Other revenue streams—print and digital ads—aren’t picking up the slack. The direct link between a reporter’s work and the bottom line is more abstract than ever. In a world where digital subscriptions are the main hope for sustainability, the math just doesn’t add up. Newsrooms face a dilemma: lean into the journalism that matters most, knowing it won’t pay the bills, or chase traffic with softer stories that rarely convert loyal subscribers.

Gregory J. Martin, the lead researcher from Stanford University, and his team used market-average salaries to estimate the financial impact. Their findings suggest that, for now, even the most strategic editorial investments can’t guarantee financial stability. The study’s granular approach offers rare insight into the real-world economics of digital news, challenging publishers to rethink what success looks like in the subscription era.

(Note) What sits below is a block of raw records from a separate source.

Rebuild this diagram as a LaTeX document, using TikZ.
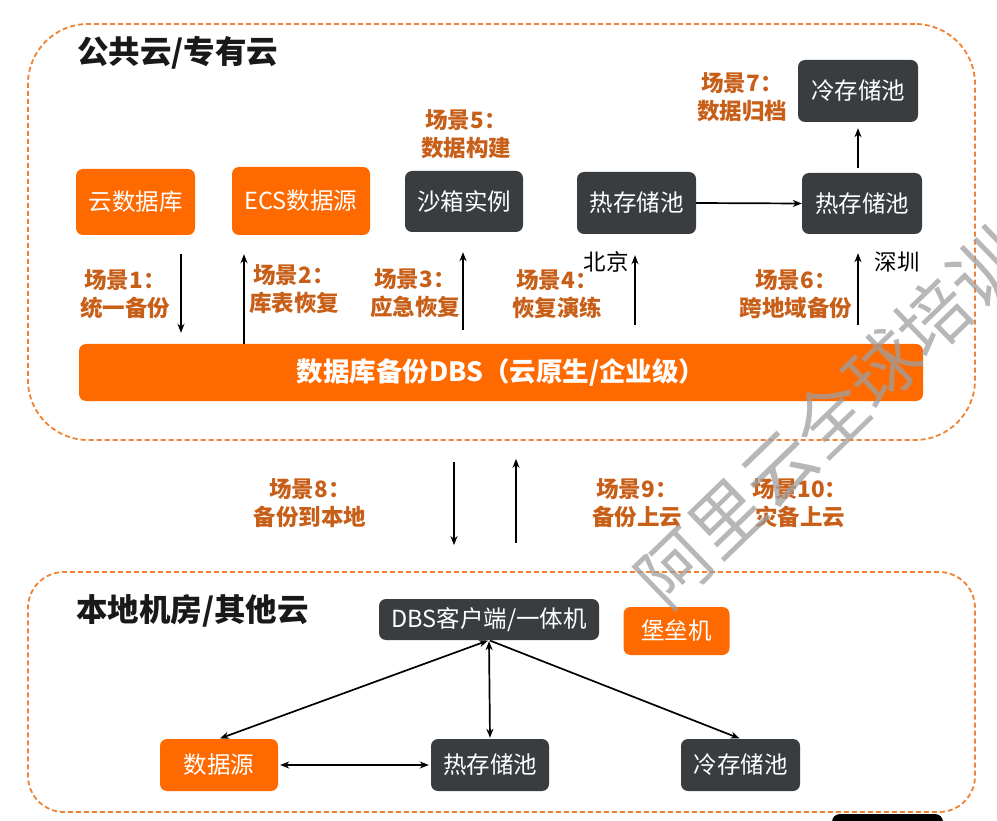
\documentclass[tikz,border=0pt]{standalone}
\usepackage{fontspec}
\setmainfont{Noto Sans CJK SC}
\usetikzlibrary{arrows.meta,calc}
\definecolor{aliorange}{RGB}{255,106,0}
\definecolor{darkbox}{RGB}{58,61,64}
\definecolor{lblcolor}{RGB}{200,95,25}
\definecolor{dashcolor}{RGB}{240,130,50}
\newcommand\boxfont{\fontsize{23.5}{27}\selectfont}
\newcommand\lblfont{\bfseries\fontsize{22.5}{28}\selectfont}
\newcommand\titlefont{\bfseries\fontsize{31.5}{36}\selectfont}
\tikzset{
  box/.style={rounded corners=7pt, inner sep=0pt, text=white, font=\boxfont, align=center},
  obox/.style={box, fill=aliorange},
  dbox/.style={box, fill=darkbox},
  lbl/.style={text=lblcolor, font=\lblfont, align=center, inner sep=0pt},
  city/.style={text=black, font=\fontsize{22.5}{26}\selectfont, inner sep=0pt},
  ttl/.style={text=black!90, font=\titlefont, inner sep=0pt, anchor=west},
  arr/.style={line width=1.7pt, -{Stealth[length=9pt,width=7pt]}},
  darr/.style={line width=1.7pt, {Stealth[length=9pt,width=7pt]}-{Stealth[length=9pt,width=7pt]}},
  region/.style={draw=dashcolor, line width=1.8pt, dash pattern=on 5pt off 3pt, inner sep=0pt},
}
\begin{document}
\begin{tikzpicture}[x=1pt,y=-1pt]
\useasboundingbox (0,0) rectangle (997,821);
\fill[white] (0,0) rectangle (997,821);

% regions
\node[region, rounded corners=60pt, minimum width=947pt, minimum height=416pt] (cloud) at (501.5,232) {};
\node[region, rounded corners=36pt, minimum width=947pt, minimum height=240pt] (local) at (501.5,692) {};
\node[ttl] (t1) at (77,53) {公共云/专有云};
\node[ttl] (t2) at (76,611) {本地机房/其他云};

% top boxes
\node[obox, minimum width=119pt, minimum height=66pt] (db) at (135.5,202) {云数据库};
\node[obox, minimum width=138pt, minimum height=68pt] (ecs) at (301,201) {ECS数据源};
\node[dbox, minimum width=118pt, minimum height=61pt] (sand) at (464,201.5) {沙箱实例};
\node[dbox, minimum width=119pt, minimum height=62pt] (hotbj) at (636.5,203) {热存储池};
\node[dbox, minimum width=120pt, minimum height=61pt] (hotsz) at (862,203.5) {热存储池};
\node[dbox, minimum width=120pt, minimum height=62pt] (coldtop) at (858,91) {冷存储池};
\node[box, fill=aliorange, minimum width=844pt, minimum height=57pt,
      font=\bfseries\fontsize{26.5}{30}\selectfont] (bar) at (501,372.5) {数据库备份DBS（云原生/企业级）};

% top labels
\node[lbl] (s1) at (125,294) {场景1：\\统一备份};
\node[lbl] (s2) at (294,289) {场景2：\\库表恢复};
\node[lbl] (s3) at (415,293) {场景3：\\应急恢复};
\node[lbl] (s4) at (557,294) {场景4：\\恢复演练};
\node[lbl] (s5) at (466,134) {场景5：\\数据构建};
\node[lbl] (s6) at (796,294) {场景6：\\跨地域备份};
\node[lbl] (s7) at (742,97) {场景7：\\数据归档};
\node[city] (bj) at (606,262) {北京};
\node[city] (sz) at (897,262) {深圳};

% top arrows
\coordinate (c1) at (181,300);
\coordinate (c2) at (244,300);
\coordinate (c3) at (463,300);
\coordinate (c4) at (635,300);
\coordinate (c6) at (858,300);
\draw[arr, shorten <=19pt, shorten >=11pt] (c1 |- db.south) -- (c1 |- bar.north);
\draw[arr, shorten <=0pt, shorten >=19pt] (c2 |- bar.north) -- (c2 |- ecs.south);
\draw[arr, shorten <=14pt, shorten >=20pt] (c3 |- bar.north) -- (c3 |- sand.south);
\draw[arr, shorten <=19pt, shorten >=21pt] (c4 |- bar.north) -- (c4 |- hotbj.south);
\draw[arr, shorten <=19pt, shorten >=19pt] (c6 |- bar.north) -- (c6 |- hotsz.south);
\draw[arr] (hotbj.east) -- (hotsz.west);
\draw[arr, shorten <=5pt, shorten >=6pt] (c6 |- hotsz.north) -- (c6 |- coldtop.south);

% middle
\coordinate (m1) at (454,500);
\coordinate (m2) at (516,500);
\draw[arr, shorten <=21pt, shorten >=26pt] (m1 |- cloud.south) -- (m1 |- local.north);
\draw[arr, shorten <=28pt, shorten >=18pt] (m2 |- local.north) -- (m2 |- cloud.south);
\node[lbl] (s8) at (310,503) {场景8：\\备份到本地};
\node[lbl] (s9) at (637,503) {场景9：\\备份上云};
\node[lbl] (s10) at (800,503) {场景10：\\灾备上云};

% bottom boxes
\node[dbox, minimum width=220pt, minimum height=41pt] (client) at (489,619.5) {DBS客户端/一体机};
\node[obox, minimum width=106pt, minimum height=48pt] (bastion) at (676.5,631) {堡垒机};
\node[obox, minimum width=118pt, minimum height=52pt] (src) at (219,765) {数据源};
\node[dbox, minimum width=118pt, minimum height=52pt] (hotl) at (490,765) {热存储池};
\node[dbox, minimum width=119pt, minimum height=52pt] (coldl) at (740.5,765) {冷存储池};

\draw[darr, shorten <=1pt, shorten >=1pt] (client.south) -- (src.north);
\draw[darr, shorten <=1pt, shorten >=1pt] (client.south) -- (hotl.north);
\draw[arr, shorten <=1pt, shorten >=1pt] (client.south) -- (coldl.north);
\draw[darr, shorten <=2pt, shorten >=2pt] (src.east) -- (hotl.west);

% cut-off shape at the bottom edge
\fill[black, rounded corners=8pt] (832,814) rectangle (943,845);

% watermark
\node[rotate=44, text=gray!75, opacity=0.75, font=\fontsize{72}{72}\selectfont, inner sep=0pt] (wm) at (830,418) {阿里云全球培训};
\end{tikzpicture}
\end{document}
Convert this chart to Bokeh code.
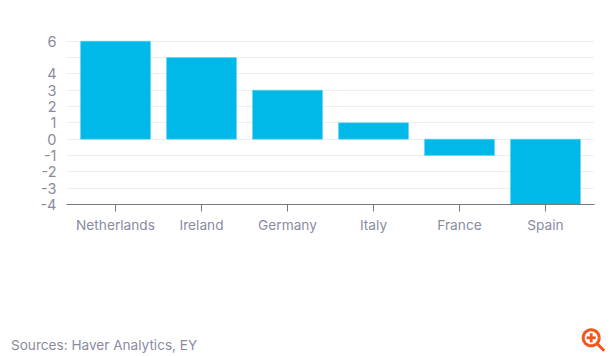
import numpy as np
from bokeh.embed import file_html
from bokeh.resources import INLINE
from bokeh.plotting import figure
from bokeh.layouts import column
from bokeh.core.properties import value
from bokeh.models import FixedTicker, Range1d, FactorRange

categories = ["Netherlands", "Ireland", "Germany", "Italy", "France", "Spain"]
values = [6, 5, 3, 1, -1, -4]
y_ticks = [-4, -3, -2, -1, 0, 1, 2, 3, 4, 5, 6]
y_labels = {-4: "-4", -3: "-3", -2: "-2", -1: "-1", 0: "0", 1: "1", 2: "2", 3: "3", 4: "4", 5: "", 6: "6"}
source_text = "Sources: Haver Analytics, EY"

FONT = "Inter"
GREY = "#8b8b9f"
TOP_H = 240

p = figure(width=610, height=TOP_H,
           x_range=FactorRange(factors=categories, range_padding=0.07, range_padding_units="absolute"),
           y_range=Range1d(-4, 6.1),
           output_backend="svg", toolbar_location=None, frame_align=False,
           min_border_left=66, min_border_right=16, min_border_top=39, min_border_bottom=36)
p.outline_line_color = None
p.background_fill_color = "white"
p.border_fill_color = "white"

p.vbar(x=categories, top=values, bottom=0, width=0.814, color="#00b9e8",
       line_color="#5fd3ee", line_width=0.5)

p.xgrid.visible = False
p.ygrid.ticker = FixedTicker(ticks=y_ticks)
p.ygrid.grid_line_color = "#eeeef1"
p.ygrid.grid_line_width = 1
p.ygrid.level = "underlay"

p.yaxis.ticker = FixedTicker(ticks=y_ticks)
p.yaxis.major_label_overrides = y_labels
p.yaxis.axis_line_color = None
p.yaxis.major_tick_line_color = None
p.yaxis.minor_tick_line_color = None
p.yaxis.major_label_text_font = FONT
p.yaxis.major_label_text_font_size = "14.5px"
p.yaxis.major_label_text_color = GREY
p.yaxis.major_label_standoff = 4

p.xaxis.axis_line_color = "#77777f"
p.xaxis.axis_line_width = 1
p.xaxis.major_tick_line_color = "#77777f"
p.xaxis.major_tick_in = 0
p.xaxis.major_tick_out = 7
p.xaxis.minor_tick_line_color = None
p.xaxis.major_label_text_font = FONT
p.xaxis.major_label_text_font_size = "13.7px"
p.xaxis.major_label_text_color = GREY
p.xaxis.major_label_standoff = 5

# footer strip: source note and the zoom icon, in page pixels
q = figure(width=610, height=356 - TOP_H, x_range=Range1d(0, 610), y_range=Range1d(356, TOP_H),
           x_axis_type=None, y_axis_type=None, output_backend="svg", toolbar_location=None,
           min_border=0, frame_align=False)
q.outline_line_color = None
q.grid.visible = False
q.border_fill_color = "white"

q.text(x=[10.5], y=[344], text=[source_text], text_font=value(FONT), text_font_size="13.6px",
       text_color=GREY, text_baseline="middle")

ICON = "#f2551d"
cx, cy, r = 590.7, 337.3, 8
t = np.linspace(0, 2*np.pi, 60)
q.line(cx + r*np.cos(t), cy + r*np.sin(t), line_color=ICON, line_width=3)
q.line([cx+6, cx+13], [cy+6, cy+13], line_color=ICON, line_width=3)
q.line([cx-4.5, cx+4.5], [cy, cy], line_color=ICON, line_width=2.8)
q.line([cx, cx], [cy-4.5, cy+4.5], line_color=ICON, line_width=2.8)

open("out.html", "w").write(file_html(column(p, q, spacing=0), INLINE))
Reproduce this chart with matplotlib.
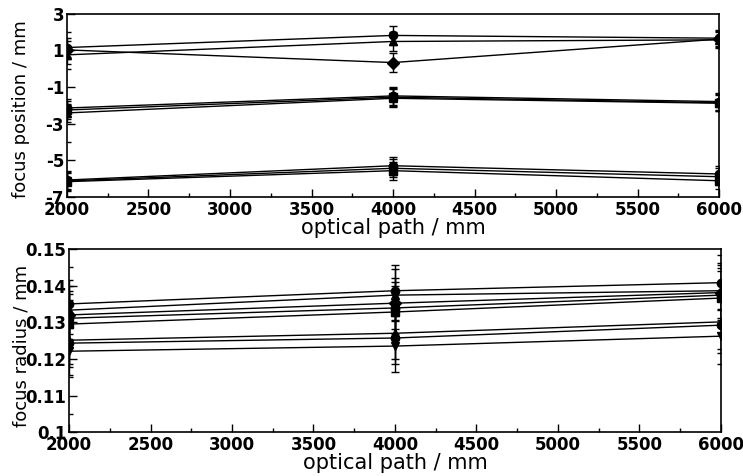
import matplotlib
matplotlib.use('Agg')
import matplotlib.pyplot as plt
from matplotlib.ticker import MultipleLocator

plt.rcParams['font.family'] = ['DejaVu Sans']
plt.rcParams['axes.unicode_minus'] = False

path = [2000, 4000, 6000]

# focus position (mm), three groups of three series
pos_series = [
    [1.16, 1.82, 1.67],
    [0.76, 1.49, 1.58],
    [1.03, 0.34, 1.62],
    [-2.14, -1.48, -1.79],
    [-2.25, -1.55, -1.85],
    [-2.41, -1.61, -1.88],
    [-6.07, -5.29, -5.74],
    [-6.12, -5.43, -5.89],
    [-6.16, -5.56, -6.11],
]
pos_err = [0.5, 0.5, 0.45]

# focus radius (mm)
rad_series = [
    [0.1350, 0.1386, 0.1408],
    [0.1333, 0.1374, 0.1386],
    [0.1320, 0.1352, 0.1381],
    [0.1311, 0.1339, 0.1374],
    [0.1295, 0.1328, 0.1366],
    [0.1251, 0.1270, 0.1301],
    [0.1243, 0.1257, 0.1292],
    [0.1221, 0.1235, 0.1262],
]
rad_err = [0.0065, 0.007, 0.0075]

markers = ['o', '^', 'D', 'o', 's', '^', 'o', 'v', 's']

fig = plt.figure(figsize=(7.43, 4.76), dpi=100)
ax1 = fig.add_axes([0.090, 0.586, 0.878, 0.385])
ax2 = fig.add_axes([0.093, 0.092, 0.877, 0.385])


def style_axis(ax):
    ax.set_xlim(2000, 6000)
    ax.xaxis.set_major_locator(MultipleLocator(500))
    ax.xaxis.set_minor_locator(MultipleLocator(250))
    ax.tick_params(which='both', direction='in', labelsize=12,
                   top=False, right=False)
    ax.tick_params(axis='x', pad=3)
    ax.tick_params(axis='y', pad=2)
    ax.tick_params(which='major', length=6, width=1)
    ax.tick_params(which='minor', length=3, width=1)
    for s in ax.spines.values():
        s.set_linewidth(1.2)
    for lab in ax.get_xticklabels() + ax.get_yticklabels():
        lab.set_fontweight('bold')


for i, ys in enumerate(pos_series):
    ax1.errorbar(path, ys, yerr=pos_err, color='black', lw=1, elinewidth=1,
                 capsize=3, marker=markers[i], ms=6)
ax1.set_ylim(-7, 3)
ax1.yaxis.set_minor_locator(MultipleLocator(1))
ax1.set_yticks([3, 1, -1, -3, -5, -7])
style_axis(ax1)
ax1.set_xlabel('optical path / mm', fontsize=15, labelpad=-1)
ax1.set_ylabel('focus position / mm', fontsize=13)
ax1.yaxis.set_label_coords(-0.057, 0.48)

for i, ys in enumerate(rad_series):
    ax2.errorbar(path, ys, yerr=rad_err, color='black', lw=1, elinewidth=1,
                 capsize=3, marker=markers[i], ms=6)
ax2.set_ylim(0.1, 0.15)
ax2.yaxis.set_minor_locator(MultipleLocator(0.005))
ax2.set_yticks([0.1, 0.11, 0.12, 0.13, 0.14, 0.15])
ax2.set_yticklabels(['0.1', '0.11', '0.12', '0.13', '0.14', '0.15'])
style_axis(ax2)
ax2.set_xlabel('optical path / mm', fontsize=15, labelpad=-1)
ax2.set_ylabel('focus radius / mm', fontsize=13)
ax2.yaxis.set_label_coords(-0.06, 0.47)

fig.savefig('out.png', dpi=100)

Stanford’s Gregory J. Martin has become a key voice in the evolving conversation about local news sustainability. His research stands out for its unprecedented scale and detail, tracking millions of user interactions to reveal what truly drives digital subscriptions. By connecting individual reporters, specific stories, and actual subscription decisions, Martin’s work offers a data-driven roadmap for publishers navigating the digital transition. As newsrooms face ongoing cuts and shifting business models, his findings are shaping how industry leaders think about the future of local journalism.